# Lights reflecting off drum shield - suggestions?



## Sayen (Mar 11, 2016)

I'm not sure if this is an audio, lighting, or scenery question...but I figure the folks in here might have the most experience.

I'm helping a small church, with a tight budget, adjust their audio. They got rid of (!!!) their acrylic drum shield because of complaints about lighting reflections. The angle to the FOH lighting position is shallow enough to throw the light directly into the audience, and changing the lighting is not an option.

They definitely don't want a full drum enclosure, and can't afford it at any rate.

We have the budget to replace the acrylic shield, but I'm trying to figure out what to do about the visual reflections - without completely obscuring the drummer. Any products out there I'm unaware of? Tricks for altering the shield?

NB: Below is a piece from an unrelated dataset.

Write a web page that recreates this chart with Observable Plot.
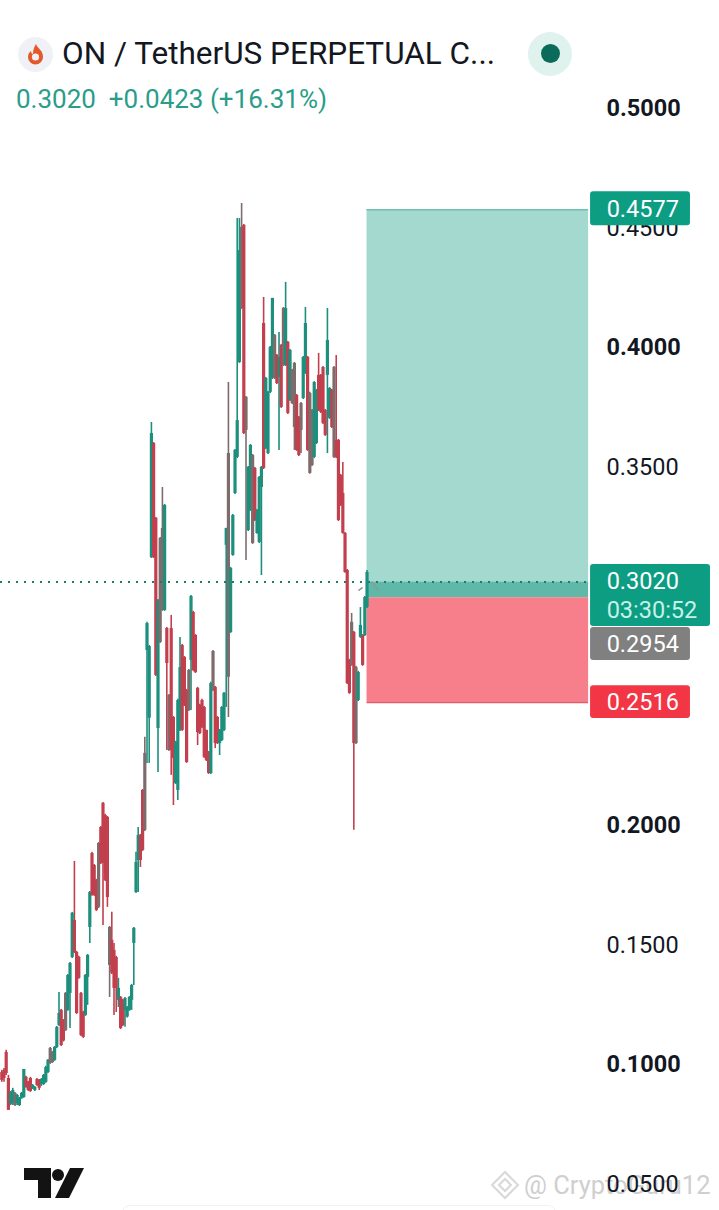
<!doctype html>
<html><head><meta charset="utf-8">
<script src="https://cdn.jsdelivr.net/npm/d3@7"></script>
<script src="https://cdn.jsdelivr.net/npm/@observablehq/plot@0.6"></script>
<style>
html,body{margin:0;padding:0;background:#fff;width:719px;height:1210px;overflow:hidden;font-family:Roboto,sans-serif}
#chart{position:absolute;left:0;top:0;z-index:2}
#chart svg{display:block}
.abs{position:absolute;white-space:nowrap}
#title{left:62px;top:35px;font-size:31.5px;line-height:38px;color:#131722;z-index:3}
#quote{left:16px;top:84px;font-size:26px;line-height:30px;color:#2a9d8a;z-index:3;word-spacing:0}
#badge{left:18px;top:37px;width:35px;height:35px;border-radius:50%;background:#eff1f7;z-index:3}
#pulse{left:528px;top:32px;width:44px;height:44px;border-radius:50%;background:#dff2ee;z-index:3}
#pulse i{position:absolute;left:13px;top:12px;width:19px;height:19px;border-radius:50%;background:#0b6b5a}
#mark{left:524px;top:1170px;font-size:25.5px;line-height:30px;color:#cfcfcf;z-index:1}
#gem{left:490px;top:1170px;z-index:1}
#tv{left:24px;top:1168px;z-index:3}
#panel{left:122px;top:1205px;width:432px;height:8px;border:1px solid #f2f2f2;border-radius:8px 8px 0 0;z-index:1}
</style></head>
<body>
<div id="chart"></div>
<div class="abs" id="badge"><svg width="35" height="35" viewBox="0 0 35 35"><path d="M18 7c1 4 7 6 7 13a7.500 7.500 0 0 1-15 0c0-3 1.500-5 3-6 0 2 1 3 2 3 0-4 1-7 3-10z" fill="#e4582a"/><circle cx="17.500" cy="20" r="3.600" fill="#eff1f7"/></svg></div>
<div class="abs" id="title">ON / TetherUS PERPETUAL C...</div>
<div class="abs" id="quote">0.3020&nbsp; +0.0423 (+16.31%)</div>
<div class="abs" id="pulse"><i></i></div>
<div class="abs" id="gem"><svg width="30" height="30" viewBox="0 0 30 30" fill="none" stroke="#d8d8d8" stroke-width="2"><path d="M15 2l13 13-13 13L2 15z"/><path d="M15 9l6 6-6 6-6-6z"/></svg></div>
<div class="abs" id="mark">@ CryptoGuru12</div>
<div class="abs" id="tv"><svg width="60" height="30" viewBox="0 0 60 30" fill="#131313"><path d="M0 0h27v30H14V12H0z"/><circle cx="34" cy="7" r="6"/><path d="M46 0h14L45 30H31z"/></svg></div>
<div class="abs" id="panel"></div>
<script>
// price candles, one column per array, oldest bar first
const tone = [
"r","r","r","r","t","t","g","t","t","t",
"t","r","r","r","t","t","r","r","t","t","t",
"t","g","g","t","t","t","r","r","g","t","t",
"t","r","r","r","r","r","t","t","t","r",
"r","r","g","r","r","r","r","g","r","r","r",
"t","r","r","t","t","t","t","t","t","t","r",
"r","g","t","t","t","r","r","t","g","g","t",
"r","g","r","r","t","t","t","r","r","r",
"g","t","r","r","r","r","r","r","r","r","t",
"g","r","r","t","t","t","t","g","t","t",
"t","t","t","g","r","g","t","t","g","r",
"t","t","t","r","t","t","t","t","g","r",
"t","r","g","t","r","t","g","g","r","r",
"g","t","t","r","g","g","t","t","r","r",
"r","r","t","t","r","g","r","r","r","r",
"r","r","r","g","r","g","t",
"t","r","t","t"];
const high = [
.0977,.0985,.1061,.0956,.0889,.0902,.0885,.0876,.0864,.0885,
.0981,.0952,.0931,.0948,.0918,.0910,.0943,.0939,.0943,.0960,.0994,
.1023,.1073,.1056,.1077,.1161,.1303,.1232,.1190,.1303,.1378,.1428,
.1638,.1851,.1475,.1454,.1303,.1224,.1378,.1462,.1725,.1889,
.1838,.1776,.1930,.1997,.2098,.2048,.2039,.1579,.1638,.1508,.1454,
.1362,.1286,.1274,.1282,.1244,.1286,.1337,.1575,.1889,.1993,.1964,
.2152,.2370,.2851,.2754,.3687,.3603,.3290,.2947,.3206,.3415,.3344,
.2830,.2549,.2880,.2457,.2353,.2529,.2788,.2759,.2708,.2570,
.2654,.2963,.2897,.2800,.2579,.2508,.2529,.2499,.2400,.2311,.2600,
.2733,.2583,.2457,.2403,.2499,.2558,.3244,.3854,.3081,.3302,
.3574,.4540,.4540,.4603,.4515,.3796,.3503,.3595,.3553,.3499,
.3323,.3461,.3503,.4210,.3875,.3817,.4005,.4206,.4055,.3971,
.4063,.4013,.4168,.4273,.4026,.3992,.3909,.3938,.3804,.3712,
.3771,.3963,.4168,.3963,.3813,.3741,.3858,.3825,.3976,.3888,
.3921,.3741,.4164,.3833,.3825,.3921,.3967,.3616,.3470,.3520,
.3227,.3072,.2696,.2888,.2813,.2667,.2646,
.2913,.2800,.2959,.3068];
const bodyTop = [
.0968,.0977,.1052,.0943,.0885,.0893,.0881,.0872,.0860,.0881,
.0981,.0948,.0927,.0943,.0914,.0906,.0939,.0935,.0939,.0956,.0989,
.1019,.1069,.1052,.1073,.1157,.1215,.1228,.1186,.1299,.1374,.1424,
.1634,.1604,.1470,.1449,.1299,.1219,.1374,.1458,.1721,.1884,
.1834,.1772,.1926,.1993,.2094,.2043,.2035,.1575,.1521,.1479,.1449,
.1320,.1282,.1270,.1278,.1240,.1282,.1332,.1571,.1847,.1960,.1960,
.2148,.2303,.2846,.2750,.3641,.3599,.3286,.2943,.3202,.3244,.3340,
.2825,.2545,.2825,.2453,.2349,.2524,.2662,.2754,.2704,.2566,
.2650,.2959,.2892,.2796,.2575,.2503,.2524,.2495,.2399,.2307,.2595,
.2729,.2579,.2453,.2399,.2495,.2554,.3244,.3557,.3076,.3298,
.3570,.3695,.4406,.4503,.4511,.3792,.3499,.3591,.3549,.3495,
.3319,.3457,.3499,.4101,.3871,.3813,.4001,.4206,.4051,.3967,
.3959,.4009,.4164,.4164,.4022,.3988,.3905,.3934,.3800,.3708,
.3766,.3959,.4101,.3959,.3808,.3737,.3854,.3821,.3884,.3884,
.3917,.3737,.4030,.3829,.3821,.3917,.3612,.3612,.3465,.3390,
.3223,.3068,.2692,.2851,.2809,.2662,.2641,
.2838,.2796,.2955,.3060];
const bodyBottom = [
.0935,.0943,.0964,.0810,.0835,.0839,.0830,.0839,.0830,.0860,
.0864,.0906,.0893,.0889,.0902,.0893,.0914,.0902,.0918,.0918,.0927,
.0968,.1006,.1010,.1019,.1073,.1165,.1081,.1100,.1144,.1228,.1299,
.1449,.1470,.1215,.1362,.1123,.1115,.1207,.1366,.1575,.1709,
.1709,.1646,.1659,.1843,.1843,.1772,.1700,.1416,.1383,.1320,.1320,
.1270,.1152,.1165,.1228,.1200,.1228,.1270,.1508,.1721,.1855,.1855,
.1897,.1981,.2733,.2450,.3122,.3122,.2629,.2407,.2767,.2901,.2901,
.2679,.2315,.2315,.2282,.2177,.2148,.2399,.2399,.2503,.2265,
.2482,.2692,.2650,.2641,.2390,.2386,.2411,.2286,.2273,.2219,.2219,
.2566,.2344,.2344,.2344,.2357,.2399,.3173,.2621,.2809,.3131,
.3390,.3541,.3938,.4164,.3641,.3654,.3235,.3319,.3181,.3277,
.3223,.3185,.3415,.3495,.3578,.3557,.3813,.3871,.3871,.3850,
.3875,.3750,.3925,.3925,.3725,.3779,.3766,.3666,.3570,.3549,
.3654,.3787,.3892,.3570,.3474,.3507,.3541,.3599,.3737,.3729,
.3683,.3633,.3884,.3704,.3666,.3541,.3541,.3277,.3340,.3223,
.3060,.2595,.2554,.2671,.2344,.2344,.2524,
.2788,.2671,.2796,.2913];
const low = [
.0927,.0927,.0956,.0810,.0830,.0830,.0826,.0830,.0826,.0856,
.0860,.0902,.0889,.0885,.0897,.0889,.0910,.0893,.0910,.0914,.0923,
.0964,.1002,.1006,.1015,.1069,.1161,.1077,.1096,.1140,.1224,.1152,
.1445,.1466,.1211,.1358,.1119,.1111,.1203,.1249,.1508,.1705,
.1705,.1642,.1654,.1838,.1583,.1767,.1659,.1282,.1378,.1207,.1219,
.1240,.1148,.1161,.1157,.1196,.1224,.1228,.1332,.1717,.1721,.1826,
.1893,.1976,.2261,.2261,.3118,.3118,.2625,.2223,.2763,.2897,.2897,
.2315,.2311,.2211,.2085,.2173,.2106,.2395,.2395,.2499,.2261,
.2478,.2482,.2646,.2637,.2336,.2382,.2407,.2282,.2269,.2215,.2215,
.2562,.2323,.2340,.2294,.2353,.2395,.2495,.2453,.2805,.3127,
.3386,.3536,.3934,.4160,.3637,.3110,.3231,.3315,.3177,.3273,
.3219,.3181,.3047,.3490,.3574,.3553,.3808,.3867,.3867,.3846,
.3570,.3746,.3921,.3921,.3720,.3775,.3762,.3570,.3566,.3545,
.3557,.3783,.3888,.3566,.3470,.3503,.3536,.3595,.3733,.3725,
.3679,.3629,.3557,.3700,.3662,.3536,.3536,.3273,.3336,.3219,
.3056,.2591,.2550,.2667,.1981,.2340,.2520,
.2784,.2667,.2792,.2909];
const bar = high.map((_, i) => i);
const candles = bar.map(i => ({bar: i, tone: tone[i], high: high[i], low: low[i], top: bodyTop[i], bottom: bodyBottom[i]}));

// axis: 0.3000 and 0.2500 sit fully behind the price tags in the reference, so they are not drawn
const boldTicks = [0.5, 0.4, 0.2, 0.1];
const plainTicks = [0.45, 0.35, 0.15, 0.05];

// long position tool
const lastBar = bar.length - 1, toolEndBar = 266.7, scaleEdgeBar = 267.6;
const target = 0.4577, entry = 0.3020, breakEven = 0.2954, stop = 0.2516;
const guideBars1 = [162.1, 168], guideBars2 = [164, 171.2];
const guidePrice1 = [0.2984, 0.3022], guidePrice2 = [0.2997, 0.2984];

// price tags: [top, bottom] of each tag, in price
const tags = [
  {top: 0.4652, bottom: 0.4510, right: 313, fill: "#0c9d83"},
  {top: 0.3093, bottom: 0.2834, right: 322.1, fill: "#0c9d83"},
  {top: 0.2829, bottom: 0.2691, right: 313, fill: "#808080"},
  {top: 0.2586, bottom: 0.2449, right: 313, fill: "#f23645"}
];
const tagTexts = [
  {t: "0.4577", y: 0.4577, fill: "#fff"},
  {t: "0.3020", y: 0.3022, fill: "#fff"},
  {t: "03:30:52", y: 0.2901, fill: "#c5f2e7"},
  {t: "0.2954", y: 0.2759, fill: "#fff"},
  {t: "0.2516", y: 0.2516, fill: "#fff"}
];
const tagTextBar = 274.9;

const chart = Plot.plot({
  width: 719, height: 1210,
  marginLeft: 0, marginRight: 0, marginTop: 0, marginBottom: 0,
  style: {background: "transparent", fontFamily: "Roboto, sans-serif"},
  x: {domain: [-0.59, 326.2], axis: null},
  y: {domain: [0.0391, 0.5452], axis: null},
  color: {domain: ["r", "t", "g"], range: ["#c23f4e", "#1c8f7d", "#7e6c6c"]},
  marks: [
    Plot.rect([0], {x1: lastBar, x2: toolEndBar, y1: entry, y2: target, fill: "#a3d9cf"}),
    Plot.rect([0], {x1: lastBar, x2: toolEndBar, y1: breakEven, y2: entry, fill: "#5fb8a8"}),
    Plot.rect([0], {x1: lastBar, x2: toolEndBar, y1: stop, y2: breakEven, fill: "#f77f8b"}),
    Plot.ruleY([target], {x1: lastBar, x2: toolEndBar, stroke: "#6fc0b2", strokeWidth: 1.5}),
    Plot.ruleY([stop], {x1: lastBar, x2: toolEndBar, stroke: "#e2606e", strokeWidth: 1.5}),
    Plot.ruleX(candles, {x: "bar", y1: "low", y2: "high", stroke: "tone", strokeWidth: 1.6}),
    Plot.ruleX(candles, {x: "bar", y1: "bottom", y2: "top", stroke: "tone", strokeWidth: 3.2}),
    Plot.link(guideBars1, {x1: (d) => d, x2: (d, i) => guideBars2[i], y1: (d, i) => guidePrice1[i], y2: (d, i) => guidePrice2[i], stroke: "#8f9a98", strokeWidth: 1.6}),
    Plot.ruleY([entry], {x1: -0.59, x2: scaleEdgeBar, stroke: "#14806f", strokeWidth: 2, strokeDasharray: "2,6"}),
    Plot.axisY(boldTicks, {anchor: "right", tickSize: 0, tickPadding: -113, tickFormat: ".4f", fontSize: 23.5, fontWeight: 700, fill: "#131722", label: null}),
    Plot.axisY(plainTicks, {anchor: "right", tickSize: 0, tickPadding: -113, tickFormat: ".4f", fontSize: 23.5, fill: "#131722", label: null}),
    Plot.rect(tags, {x1: scaleEdgeBar, x2: "right", y1: "bottom", y2: "top", fill: "fill", rx: 3}),
    Plot.text(tagTexts, {x: tagTextBar, y: "y", text: "t", fill: "fill", fontSize: 23.5, textAnchor: "start"})
  ]
});
document.getElementById("chart").append(chart);
</script>
</body></html>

I jokingly suggesting putting a TV monitor in the drummer's place, and locating him in another room with a camera.


----------



## manuallyfocused (Mar 11, 2016)

Perhaps try dulling spray or hairspray? You'll still see the reflections of the lights, but it should cut down significantly on the glare.


----------



## derekleffew (Mar 11, 2016)

[Thread moved to Lighting forum.]

When I've encountered this before, our solution was to angle (tilt) the TOP of the drum shield back (upstage) just slightly. I believe it was just a matter of raising the front on the face of a 2x4, so 1.5". It was enough to get the majority of the reflections out of all but the last row's eyes.


----------



## Amiers (Mar 11, 2016)

You could sand the acrylic except for a few spots to see his head.


----------



## MikeJ (Mar 11, 2016)

Get a quieter drummer.


----------



## themuzicman (Mar 12, 2016)

I second dulling spray, it won't totally eradicate reflections, but it'll help a lot. Part of the reason to keep an acrylic/plexi shield is that it reflects high end back on the drummer so they play a little softer. Or try to get lighting to help keep direct light off the plexi - it may end up being a group effort to combat it. My go-to drum shield is the clearsonic Isopac A, and reflections can be an issue, but what's the bigger issue - that or the noise of the drummer?


----------



## MarshallPope (Mar 13, 2016)

Perhaps you could add wainscoting to the lower portion of the shield to kill some of the reflection? That combined with creative angling and careful placement could solve the majority of your problems.


----------



## DELO72 (Mar 22, 2016)

derekleffew said:


> [Thread moved to Lighting forum.]
> 
> When I've encountered this before, our solution was to angle (tilt) the TOP of the drum shield back (upstage) just slightly. I believe it was just a matter of raising the front on the face of a 2x4, so 1.5". It was enough to get the majority of the reflections out of all but the last row's eyes.



This suggestion is Brilliant!


----------



## Roger L. Lattin (Mar 25, 2016)

Angling the drum shield is one way, another is to put polarizing filters on both the drum shield and the lights at 90 degrees to each other this will kill the reflections. dulling spray and a polarizer on the light sometimes works also.


----------